2 = the product of 3 and 6 divided by the sum of 3 and 6.
∴a = the product of b and c divided by the sum of b and c.
a = bc/(b + c)

Try numbers 3,4 and 12:

3 = (4 × 12)/(4 + 12)

∴1/3 = 1/4 + 1/12

 

[Romsek]

assuming that the i's in question are not the i representing the square root of -1
there's really no magic trick that makes things easier.

you just have to do

\(\displaystyle \dfrac{1}{R} = \dfrac{R_{ii} + R_i}{R_{i}R_{ii}}\)

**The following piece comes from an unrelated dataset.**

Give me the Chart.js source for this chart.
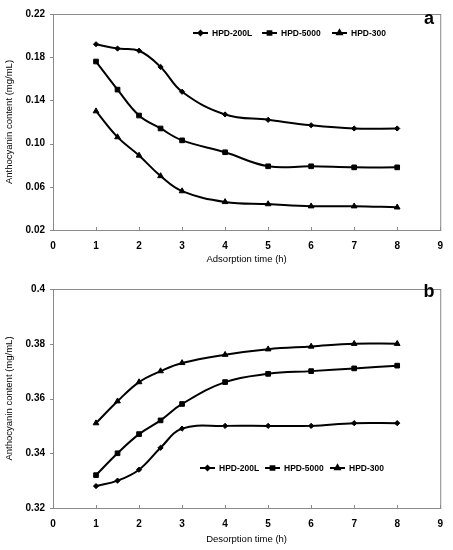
<!DOCTYPE html>
<html>
<head>
<meta charset="utf-8">
<script src="https://cdn.jsdelivr.net/npm/chart.js@4"></script>
<style>
  html, body { margin: 0; padding: 0; background: #fff; }
  canvas { display: block; }
</style>
</head>
<body>
<canvas id="chartA" width="453" height="275"></canvas>
<canvas id="chartB" width="453" height="275"></canvas>
<script>
// sampling times (h)
const times = [1, 1.5, 2, 2.5, 3, 4, 5, 6, 7, 8];
const seriesNames = ['HPD-200L', 'HPD-5000', 'HPD-300'];

// (a) adsorption
const adsHPD200L = [0.192, 0.188, 0.186, 0.171, 0.148, 0.127, 0.122, 0.117, 0.114, 0.114];
const adsHPD5000 = [0.176, 0.150, 0.126, 0.114, 0.103, 0.092, 0.079, 0.079, 0.078, 0.078];
const adsHPD300  = [0.130, 0.106, 0.089, 0.070, 0.056, 0.046, 0.044, 0.042, 0.042, 0.041];

// (b) desorption
const desHPD200L = [0.328, 0.330, 0.334, 0.342, 0.349, 0.350, 0.350, 0.350, 0.351, 0.351];
const desHPD5000 = [0.332, 0.340, 0.347, 0.352, 0.358, 0.366, 0.369, 0.370, 0.371, 0.372];
const desHPD300  = [0.351, 0.359, 0.366, 0.370, 0.373, 0.376, 0.378, 0.379, 0.380, 0.380];

const FONT = '"Liberation Sans", Arial, sans-serif';
const markers = [
    { style: 'rectRot', radius: 2.6 },
    { style: 'rect', radius: 3.3 },
    { style: 'triangle', radius: 3.3 }
];

function makeDatasets(lists) {
    return lists.map(function (vals, i) {
        return {
            label: seriesNames[i],
            data: times.map(function (t, k) { return { x: t, y: vals[k] }; }),
            borderColor: '#000',
            backgroundColor: '#000',
            borderWidth: 2,
            tension: 0.4,
            pointStyle: markers[i].style,
            pointRadius: markers[i].radius,
            pointBorderWidth: 1
        };
    });
}

// box round the plot, small inward ticks, legend and panel letter
const decorPlugin = {
    id: 'decor',
    afterDraw(chart, args, opts) {
        const ctx = chart.ctx;
        const a = chart.chartArea;
        ctx.save();
        ctx.strokeStyle = '#8a8a8a';
        ctx.lineWidth = 1;
        ctx.strokeRect(a.left + 0.5, a.top + 0.5, a.right - a.left, a.bottom - a.top);

        const xs = chart.scales.x, ys = chart.scales.y;
        ctx.beginPath();
        xs.ticks.forEach(function (t, i) {
            const px = Math.round(xs.getPixelForTick(i)) + 0.5;
            ctx.moveTo(px, a.bottom);
            ctx.lineTo(px, a.bottom - 3);
        });
        ys.ticks.forEach(function (t, i) {
            const py = Math.round(ys.getPixelForTick(i)) + 0.5;
            ctx.moveTo(a.left, py);
            ctx.lineTo(a.left - 3, py);
        });
        ctx.stroke();

        // legend
        ctx.font = 'bold 8.5px ' + FONT;
        ctx.textBaseline = 'middle';
        ctx.fillStyle = '#000';
        chart.data.datasets.forEach(function (ds, i) {
            const lx = opts.legendX[i], ly = opts.legendY;
            ctx.strokeStyle = '#000';
            ctx.lineWidth = 2;
            ctx.beginPath();
            ctx.moveTo(lx, ly);
            ctx.lineTo(lx + 15, ly);
            ctx.stroke();
            Chart.helpers.drawPoint(ctx, {
                pointStyle: ds.pointStyle,
                radius: ds.pointRadius * 0.8,
                borderWidth: 1,
                rotation: 0
            }, lx + 7.5, ly);
            ctx.fill();
            ctx.fillText(ds.label, lx + 19, ly + 0.5);
        });

        ctx.font = 'bold 18px ' + FONT;
        ctx.textAlign = 'center';
        ctx.fillText(opts.letter, opts.letterX, opts.letterY);
        ctx.restore();
    }
};

function makeChart(id, lists, cfg) {
    return new Chart(document.getElementById(id), {
        type: 'line',
        data: { datasets: makeDatasets(lists) },
        plugins: [decorPlugin],
        options: {
            responsive: false,
            animation: false,
            layout: { padding: { left: 0, right: 10, top: cfg.top, bottom: 0 } },
            plugins: {
                legend: { display: false },
                tooltip: { enabled: false },
                decor: {
                    legendX: cfg.legendX,
                    legendY: cfg.legendY,
                    letter: cfg.letter,
                    letterX: 429,
                    letterY: cfg.letterY
                }
            },
            scales: {
                x: {
                    type: 'linear',
                    min: 0,
                    max: 9,
                    afterFit: function (s) { s.height = cfg.xHeight; },
                    grid: { display: false, drawTicks: false },
                    border: { display: false },
                    ticks: {
                        stepSize: 1,
                        padding: cfg.xPad,
                        color: '#000',
                        font: { family: FONT, size: 10, weight: 'bold' }
                    },
                    title: {
                        display: true,
                        text: cfg.xTitle,
                        color: '#000',
                        padding: { top: 0, bottom: cfg.xTitlePad },
                        font: { family: FONT, size: 9.5 }
                    }
                },
                y: {
                    min: cfg.yMin,
                    max: cfg.yMax,
                    afterFit: function (s) { s.width = 53; },
                    grid: { display: false, drawTicks: false },
                    border: { display: false },
                    ticks: {
                        stepSize: cfg.yStep,
                        padding: 8,
                        color: '#000',
                        font: { family: FONT, size: 10, weight: 'bold' },
                        callback: cfg.yFormat
                    },
                    title: {
                        display: true,
                        text: 'Anthocyanin content (mg/mL)',
                        color: '#000',
                        padding: { top: 4, bottom: 0 },
                        font: { family: FONT, size: 9.5 }
                    }
                }
            }
        }
    });
}

makeChart('chartA', [adsHPD200L, adsHPD5000, adsHPD300], {
    top: 7, xHeight: 45, xPad: 10, xTitlePad: 10,
    xTitle: 'Adsorption time (h)',
    yMin: 0.02, yMax: 0.22, yStep: 0.04,
    yFormat: function (v) { return v.toFixed(2); },
    legendX: [193, 262, 332], legendY: 33,
    letter: 'a', letterY: 19
});

makeChart('chartB', [desHPD200L, desHPD5000, desHPD300], {
    top: 6, xHeight: 42, xPad: 10, xTitlePad: 5,
    xTitle: 'Desorption time (h)',
    yMin: 0.32, yMax: 0.4, yStep: 0.02,
    yFormat: function (v) { return String(+v.toFixed(2)); },
    legendX: [200, 265, 330], legendY: 193,
    letter: 'b', letterY: 17
});
</script>
</body>
</html>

\(\displaystyle R = \dfrac{R_{i}R_{ii}}{R_{ii}+R_i}\)

it's only two steps

 

[lookagain]

Romsek,

your first line has a typo. The plus sign needs to be an equals sign (corrected) as I show it here:


\(\displaystyle \dfrac{1}{R} =\dfrac{R_{ii} + R_i}{R_{i}R_{ii}}\)

\(\displaystyle R = \dfrac{R_{i}R_{ii}}{R_{ii}+R_i}\)

 

[Romsek]

your first line has a typo. The plus sign needs to be an equals sign (corrected) as I show it here:

ok thank you